The music writer and PR Keith Altham, whose death aged 84 was announced yesterday, was a fixture in my life for over 50 years. He’d seen it all and done it all, and no one I know, probably no one in the world, had a richer fund of hilarious stories – many of them salty and unflattering – about the music business and those who toil within it. I never came away from spending time with Keith without a smile on my face.

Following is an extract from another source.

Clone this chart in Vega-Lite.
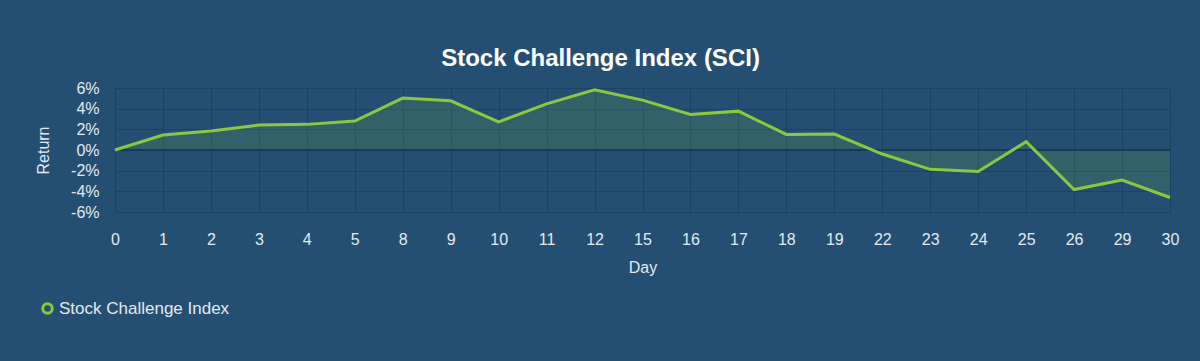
{
  "$schema": "https://vega.github.io/schema/vega-lite/v6.json",
  "width": 1055,
  "height": 124,
  "autosize": {"type": "none"},
  "padding": {"left": 115, "top": 88, "right": 30, "bottom": 149},
  "background": "#244f72",
  "title": {
    "text": "Stock Challenge Index (SCI)",
    "font": "Liberation Sans",
    "fontSize": 24,
    "fontWeight": "bold",
    "color": "#ffffff",
    "anchor": "middle",
    "dx": -42,
    "offset": 9
  },
  "config": {
    "view": {"stroke": null},
    "axis": {
      "labelFont": "Liberation Sans",
      "labelFontSize": 16,
      "labelColor": "#e3e9ef",
      "titleFont": "Liberation Sans",
      "titleFontSize": 16,
      "titleFontWeight": "normal",
      "titleColor": "#e3e9ef",
      "gridColor": "#1c4262",
      "gridOpacity": 1,
      "gridWidth": 1,
      "ticks": false,
      "domain": false
    },
    "legend": {
      "labelFont": "Liberation Sans",
      "labelFontSize": 17,
      "labelColor": "#e3e9ef",
      "labelLimit": 400
    }
  },
  "data": {
    "values": [
      {"day": 0, "ret": 0, "series": "Stock Challenge Index"},
      {"day": 1, "ret": 1.45, "series": "Stock Challenge Index"},
      {"day": 2, "ret": 1.83, "series": "Stock Challenge Index"},
      {"day": 3, "ret": 2.41, "series": "Stock Challenge Index"},
      {"day": 4, "ret": 2.48, "series": "Stock Challenge Index"},
      {"day": 5, "ret": 2.8, "series": "Stock Challenge Index"},
      {"day": 8, "ret": 5.02, "series": "Stock Challenge Index"},
      {"day": 9, "ret": 4.76, "series": "Stock Challenge Index"},
      {"day": 10, "ret": 2.73, "series": "Stock Challenge Index"},
      {"day": 11, "ret": 4.47, "series": "Stock Challenge Index"},
      {"day": 12, "ret": 5.82, "series": "Stock Challenge Index"},
      {"day": 15, "ret": 4.83, "series": "Stock Challenge Index"},
      {"day": 16, "ret": 3.44, "series": "Stock Challenge Index"},
      {"day": 17, "ret": 3.76, "series": "Stock Challenge Index"},
      {"day": 18, "ret": 1.51, "series": "Stock Challenge Index"},
      {"day": 19, "ret": 1.54, "series": "Stock Challenge Index"},
      {"day": 22, "ret": -0.39, "series": "Stock Challenge Index"},
      {"day": 23, "ret": -1.87, "series": "Stock Challenge Index"},
      {"day": 24, "ret": -2.09, "series": "Stock Challenge Index"},
      {"day": 25, "ret": 0.8, "series": "Stock Challenge Index"},
      {"day": 26, "ret": -3.83, "series": "Stock Challenge Index"},
      {"day": 29, "ret": -2.9, "series": "Stock Challenge Index"},
      {"day": 30, "ret": -4.6, "series": "Stock Challenge Index"}
    ]
  },
  "encoding": {
    "x": {
      "field": "day",
      "type": "ordinal",
      "scale": {"type": "point", "padding": 0},
      "axis": {"title": "Day", "labelAngle": 0, "grid": true, "labelPadding": 19, "titlePadding": 12}
    },
    "y": {
      "field": "ret",
      "type": "quantitative",
      "scale": {"domain": [-6, 6], "nice": false},
      "axis": {
        "title": "Return",
        "values": [-6, -4, -2, 0, 2, 4, 6],
        "labelExpr": "datum.value + '%'",
        "labelPadding": 16,
        "titlePadding": 19,
        "grid": true
      }
    }
  },
  "layer": [
    {
      "mark": {"type": "area", "color": "#8bc83f", "opacity": 0.15},
      "encoding": {"y2": {"datum": 0}}
    },
    {
      "mark": {"type": "rule", "color": "#173a58", "strokeWidth": 1},
      "encoding": {"x": {"value": 0}, "x2": {"value": 1055}, "y": {"datum": 0}}
    },
    {
      "mark": {"type": "line", "strokeWidth": 3},
      "encoding": {
        "color": {
          "field": "series",
          "type": "nominal",
          "scale": {"range": ["#8bc83f"]},
          "legend": {
            "title": null,
            "orient": "none",
            "legendX": -76,
            "legendY": 212,
            "symbolType": "circle",
            "symbolSize": 90,
            "symbolStrokeWidth": 3,
            "symbolFillColor": "transparent",
            "labelOffset": 3
          }
        }
      }
    }
  ]
}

Keith was already a seasoned music business insider by the time I reached Melody Maker in 1970. He began his career writing for Fabulous in the early 1960s, then graduated to NME, and he wrote about everyone, Beatles, Stones, Who, you name them. When he branched out into PR in 1971 his client roster reads like a Rock’n’Roll Hall of Fame. He was down to earth and practical, and didn’t stand for any prima donna behaviour from anyone, no matter how famous they were. His 1999 book No More Mister Nice Guy! is series of letters to those clients of his, 37 in total, and he doesn’t mince words. It’s one of the funniest music books you’ll find anywhere.
At various times Keith represented the two groups, The Who and Slade, with whom I became the closest during my time on Melody Maker, and it’s perhaps no coincidence that the only two stars who come of out of No More Mister Nice Guy! smelling of roses are Pete Townshend and Noddy Holder. He and I tended to think alike.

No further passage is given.